How to rename a GitHub repository in Git |Video upload date:  · Duration: PT4M32S  · Language: EN

Step by step guide to rename a GitHub repository and update local clones and remotes so pushes and pulls keep working.

Why rename a repo and why it matters

So you finally gave your repository a sensible name and escaped the dark times of vague project123. Nice move. GitHub will keep a redirect from the old URL for a while so things do not explode immediately. That does not mean everything will keep working forever. Continuous integration, webhooks, package registries, submodules and coworkers who memorize URLs like ancient runes can still fail. This quick how to walks through renaming on GitHub and updating your local git remotes and services so pipelines keep running and people stop yelling in the team chat.

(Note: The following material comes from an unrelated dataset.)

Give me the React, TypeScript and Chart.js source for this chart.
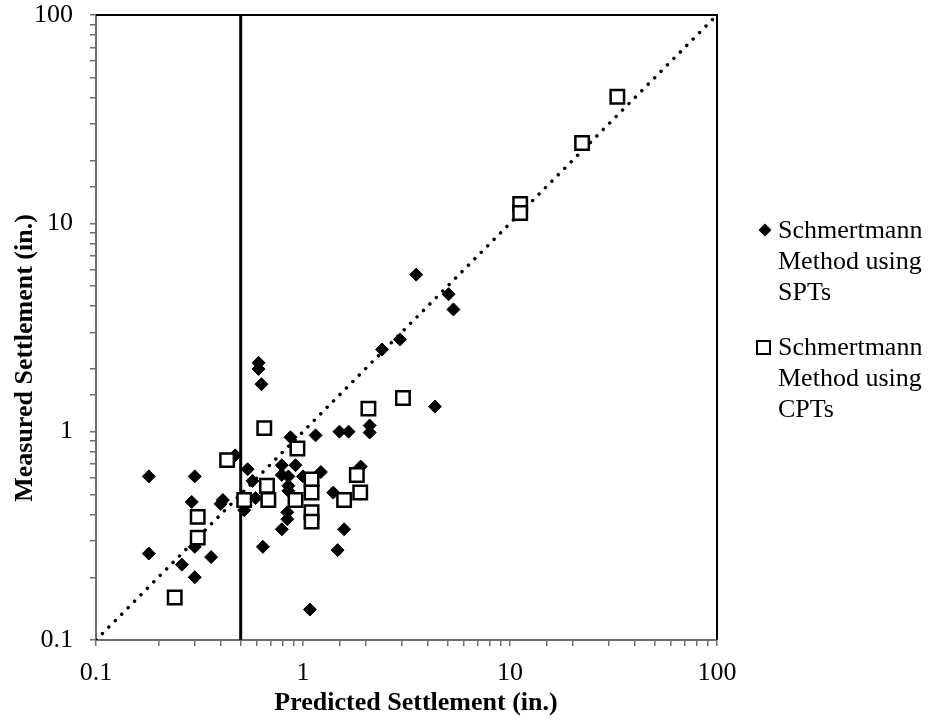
import React, { useEffect, useRef } from "react";
import { Chart, registerables } from "chart.js";

Chart.register(...registerables);

// ---- Data ----
const sptPredicted = [0.18, 0.18, 0.26, 0.29, 0.30, 0.30, 0.30, 0.36, 0.40, 0.41, 0.47, 0.52, 0.54, 0.57, 0.59, 0.61, 0.61, 0.63, 0.64, 0.79, 0.79, 0.79, 0.84, 0.84, 0.85, 0.85, 0.85, 0.87, 0.92, 1.0, 1.08, 1.15, 1.22, 1.4, 1.47, 1.5, 1.58, 1.66, 1.9, 2.1, 2.1, 2.41, 2.94, 3.52, 4.34, 5.05, 5.33];
const sptMeasured = [0.61, 0.26, 0.23, 0.46, 0.61, 0.28, 0.20, 0.25, 0.45, 0.47, 0.77, 0.42, 0.66, 0.58, 0.48, 2.14, 2.0, 1.69, 0.28, 0.69, 0.62, 0.34, 0.41, 0.38, 0.61, 0.55, 0.52, 0.94, 0.69, 0.61, 0.14, 0.96, 0.64, 0.51, 0.27, 1.0, 0.34, 1.0, 0.68, 1.07, 0.99, 2.48, 2.77, 5.67, 1.32, 4.57, 3.86];

const cptPredicted = [0.24, 0.31, 0.31, 0.43, 0.52, 0.65, 0.67, 0.68, 0.92, 0.94, 1.1, 1.1, 1.1, 1.1, 1.58, 1.82, 1.89, 2.07, 3.04, 11.2, 11.2, 22.3, 33];
const cptMeasured = [0.16, 0.31, 0.39, 0.73, 0.47, 1.04, 0.55, 0.47, 0.47, 0.83, 0.59, 0.51, 0.41, 0.37, 0.47, 0.62, 0.51, 1.29, 1.45, 12.4, 11.2, 24.3, 40.5];

const axisMin = 0.1;
const axisMax = 100;
const decadeLabels = ["0.1", "1", "10", "100"];
const oneToOne = [0.1, 100];
const thresholdX = 0.5;

const xTitle = "Predicted Settlement (in.)";
const yTitle = "Measured Settlement (in.)";
const sptLegend = ["Schmertmann", "Method using", "SPTs"];
const cptLegend = ["Schmertmann", "Method using", "CPTs"];

const FONT = "'Liberation Serif', 'Times New Roman', serif";
const AXIS_GRAY = "#6e6e6e";

function decadeLabel(v: number): string {
  const l = Math.log10(v);
  const r = Math.round(l);
  if (Math.abs(l - r) < 1e-6) {
    const idx = r + 1;
    return decadeLabels[idx] ?? "";
  }
  return "";
}

const overlayPlugin = {
  id: "overlay",
  afterDraw(chart: any) {
    const { ctx, chartArea } = chart;
    const { left, right, top, bottom } = chartArea;
    ctx.save();
    // top & right black borders
    ctx.strokeStyle = "#000";
    ctx.lineWidth = 2;
    ctx.beginPath();
    ctx.moveTo(left, top);
    ctx.lineTo(right, top);
    ctx.lineTo(right, bottom);
    ctx.stroke();

    // axis titles
    ctx.fillStyle = "#000";
    ctx.font = `bold 26px ${FONT}`;
    ctx.textAlign = "center";
    ctx.textBaseline = "alphabetic";
    ctx.fillText(xTitle, 416, 710);
    ctx.save();
    ctx.translate(32, 358);
    ctx.rotate(-Math.PI / 2);
    ctx.fillText(yTitle, 0, 0);
    ctx.restore();

    // legend
    ctx.font = `26px ${FONT}`;
    ctx.textAlign = "left";
    const tx = 778;
    sptLegend.forEach((t, i) => ctx.fillText(t, tx, 238 + i * 31));
    cptLegend.forEach((t, i) => ctx.fillText(t, tx, 355 + i * 31));
    // diamond marker
    ctx.fillStyle = "#000";
    ctx.beginPath();
    ctx.moveTo(765, 230 - 6.5);
    ctx.lineTo(765 + 6.5, 230);
    ctx.lineTo(765, 230 + 6.5);
    ctx.lineTo(765 - 6.5, 230);
    ctx.closePath();
    ctx.fill();
    // square marker
    ctx.fillStyle = "#fff";
    ctx.strokeStyle = "#000";
    ctx.lineWidth = 2;
    ctx.fillRect(757, 341, 13, 13);
    ctx.strokeRect(757, 341, 13, 13);
    ctx.restore();
  },
};

export default function App() {
  const ref = useRef<HTMLCanvasElement | null>(null);

  useEffect(() => {
    if (!ref.current) return;
    const spt = sptPredicted.map((x, i) => ({ x, y: sptMeasured[i] }));
    const cpt = cptPredicted.map((x, i) => ({ x, y: cptMeasured[i] }));
    const diag = oneToOne.map((v) => ({ x: v, y: v }));
    const vline = [
      { x: thresholdX, y: axisMin },
      { x: thresholdX, y: axisMax },
    ];

    const scaleCommon = (isX: boolean) => ({
      type: "logarithmic" as const,
      min: axisMin,
      max: axisMax,
      position: isX ? ("bottom" as const) : ("left" as const),
      grid: {
        drawOnChartArea: false,
        drawTicks: true,
        tickLength: 6,
        color: AXIS_GRAY,
        lineWidth: 1.5,
      },
      border: { display: true, color: AXIS_GRAY, width: 2 },
      ticks: {
        autoSkip: false,
        maxRotation: 0,
        minRotation: 0,
        padding: isX ? 12 : 17,
        color: "#000",
        font: { family: FONT, size: 26 },
        callback: (v: any) => decadeLabel(Number(v)),
      },
      afterFit: (s: any) => {
        if (isX) {
          s.height = 85;
          s.paddingLeft = 0;
          s.paddingRight = 0;
        } else {
          s.width = 96;
          s.paddingTop = 15;
          s.paddingBottom = 0;
        }
      },
    });

    const chart = new Chart(ref.current, {
      type: "scatter",
      data: {
        datasets: [
          {
            label: "Schmertmann Method using CPTs",
            data: cpt,
            pointStyle: "rect",
            pointRadius: 9.5,
            pointBackgroundColor: "#fff",
            pointBorderColor: "#000",
            pointBorderWidth: 2.5,
            order: 0,
          },
          {
            label: "Schmertmann Method using SPTs",
            data: spt,
            pointStyle: "rectRot",
            pointRadius: 6.5,
            pointBackgroundColor: "#000",
            pointBorderColor: "#000",
            pointBorderWidth: 1,
            order: 1,
          },
          {
            label: "1:1",
            data: diag,
            showLine: true,
            borderColor: "#000",
            borderWidth: 3.5,
            borderDash: [0.01, 9.1],
            borderCapStyle: "round",
            pointRadius: 0,
            order: 2,
          },
          {
            label: "0.5 in.",
            data: vline,
            showLine: true,
            borderColor: "#000",
            borderWidth: 3,
            pointRadius: 0,
            order: 2,
          },
        ],
      } as any,
      options: {
        animation: false,
        responsive: false,
        devicePixelRatio: 1,
        layout: { padding: { top: 0, right: 215, left: 0, bottom: 0 } },
        plugins: {
          legend: { display: false },
          tooltip: { enabled: false },
        },
        scales: {
          x: scaleCommon(true) as any,
          y: scaleCommon(false) as any,
        },
      },
      plugins: [overlayPlugin],
    });
    return () => chart.destroy();
  }, []);

  return (
    <div style={{ position: "absolute", left: 0, top: 0, width: 932, height: 725, background: "#fff" }}>
      <canvas ref={ref} width={932} height={725} style={{ width: 932, height: 725, display: "block" }} />
    </div>
  );
}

Step 1 Rename the repository on GitHub

Go to the repository settings on GitHub and change the name field to the new name. GitHub will perform the rename and provide the new HTTPS and SSH clone URLs on the repo page. Copy the exact clone URL you plan to use. Do not assume the old URL will work forever even though GitHub is nice enough to redirect for a while.

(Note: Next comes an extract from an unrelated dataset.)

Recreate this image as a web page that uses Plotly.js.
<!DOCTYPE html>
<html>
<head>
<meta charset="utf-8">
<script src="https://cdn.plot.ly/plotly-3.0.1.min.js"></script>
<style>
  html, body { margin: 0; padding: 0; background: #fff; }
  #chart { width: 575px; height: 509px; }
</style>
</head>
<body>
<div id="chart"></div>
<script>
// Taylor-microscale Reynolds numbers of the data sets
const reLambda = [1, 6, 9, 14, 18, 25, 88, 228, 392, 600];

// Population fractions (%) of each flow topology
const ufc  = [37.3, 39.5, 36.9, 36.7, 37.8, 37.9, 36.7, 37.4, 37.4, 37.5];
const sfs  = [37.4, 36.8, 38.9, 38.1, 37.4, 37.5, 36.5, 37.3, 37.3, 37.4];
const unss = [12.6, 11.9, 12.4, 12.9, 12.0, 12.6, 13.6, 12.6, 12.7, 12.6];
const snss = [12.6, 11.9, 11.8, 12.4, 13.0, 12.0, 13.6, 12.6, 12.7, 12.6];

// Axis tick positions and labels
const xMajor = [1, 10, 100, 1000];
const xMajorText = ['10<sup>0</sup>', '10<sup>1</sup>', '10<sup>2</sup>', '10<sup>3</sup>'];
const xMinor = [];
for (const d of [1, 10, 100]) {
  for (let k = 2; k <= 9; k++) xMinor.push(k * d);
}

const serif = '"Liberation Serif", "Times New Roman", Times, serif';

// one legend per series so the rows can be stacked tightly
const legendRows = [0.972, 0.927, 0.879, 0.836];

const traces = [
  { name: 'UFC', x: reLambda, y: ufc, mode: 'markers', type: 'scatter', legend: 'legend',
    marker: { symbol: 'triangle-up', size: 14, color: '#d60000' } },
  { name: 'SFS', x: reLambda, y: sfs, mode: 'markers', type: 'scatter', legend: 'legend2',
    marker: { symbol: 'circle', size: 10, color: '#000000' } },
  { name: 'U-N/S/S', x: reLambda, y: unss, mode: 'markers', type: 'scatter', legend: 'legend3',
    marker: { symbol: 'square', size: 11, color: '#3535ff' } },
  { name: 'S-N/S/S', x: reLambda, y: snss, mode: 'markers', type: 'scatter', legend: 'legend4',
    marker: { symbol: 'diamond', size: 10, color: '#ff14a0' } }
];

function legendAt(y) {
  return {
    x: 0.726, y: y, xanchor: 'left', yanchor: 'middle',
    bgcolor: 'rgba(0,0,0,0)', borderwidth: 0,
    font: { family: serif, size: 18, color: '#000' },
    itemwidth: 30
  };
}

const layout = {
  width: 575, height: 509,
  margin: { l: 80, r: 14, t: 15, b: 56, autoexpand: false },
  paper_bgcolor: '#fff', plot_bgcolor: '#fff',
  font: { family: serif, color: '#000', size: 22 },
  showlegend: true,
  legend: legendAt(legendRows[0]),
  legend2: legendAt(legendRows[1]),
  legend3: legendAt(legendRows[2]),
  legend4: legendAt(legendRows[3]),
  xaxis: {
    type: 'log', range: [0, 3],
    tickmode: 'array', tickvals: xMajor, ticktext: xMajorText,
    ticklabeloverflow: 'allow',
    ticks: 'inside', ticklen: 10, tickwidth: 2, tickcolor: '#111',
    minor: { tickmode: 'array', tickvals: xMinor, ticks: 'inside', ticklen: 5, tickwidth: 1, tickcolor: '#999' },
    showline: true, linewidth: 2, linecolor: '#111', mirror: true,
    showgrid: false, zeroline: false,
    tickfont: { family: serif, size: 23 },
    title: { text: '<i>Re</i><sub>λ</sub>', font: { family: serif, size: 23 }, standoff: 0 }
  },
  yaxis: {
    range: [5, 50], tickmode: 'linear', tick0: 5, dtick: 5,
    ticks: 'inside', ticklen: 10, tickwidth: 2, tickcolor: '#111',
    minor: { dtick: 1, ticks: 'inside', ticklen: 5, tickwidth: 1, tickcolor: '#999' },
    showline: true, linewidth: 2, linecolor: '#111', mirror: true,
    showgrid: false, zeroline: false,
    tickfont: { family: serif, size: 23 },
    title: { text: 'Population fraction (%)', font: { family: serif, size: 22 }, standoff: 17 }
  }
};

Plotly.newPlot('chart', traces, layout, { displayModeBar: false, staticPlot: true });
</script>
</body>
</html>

Step 2 Update your local clone

Open a terminal in the local clone and run this to inspect remotes.

git remote -v

If the origin is still the old name update it with the clone URL you copied earlier.

git remote set-url origin git@github.com:yourorg/new-repo-name.git

Use the HTTPS URL if that is how you authenticate. Then verify the change and do a quick fetch to confirm permissions and connectivity.

git remote -v

git fetch origin

Troubleshooting tips

  • If git fetch fails check SSH keys or your credential helper.
  • If you still see the old URL double check you pasted the exact clone URL and that you updated the right remote name.
  • For clones that use submodules update each submodule or the superproject to point to the new name.

Step 3 Update other clones and services

Repeat the local remote update on other machines and CI runners. Then change any external references that should point to the new repo. Typical places to update include CI pipelines, deployment scripts, webhooks, badges in README files, package registry links and documentation. GitHub redirects help for a time but direct links keep things sharp and resilient.

Quick checklist before you celebrate

  • Updated origin with git remote set-url on every clone
  • Verified access with git fetch origin
  • Repointed CI and deployment configurations
  • Updated webhooks, integrations and package references
  • Fixed README badges and any hard coded URLs in docs

Final notes and cheering

Renaming a repository is a small act of cleanliness that can create temporary chaos if you do not update remotes and services. Follow these steps and you will avoid broken pipelines and frantic Slack messages. If something goes wrong roll back or contact your team and remember to breathe. Bonus reward is the smug satisfaction of a tidy repo name and slightly fewer confused contributors.

Tip When copying the clone URL paste the exact value into git remote set-url to avoid typos and wasted debugging time.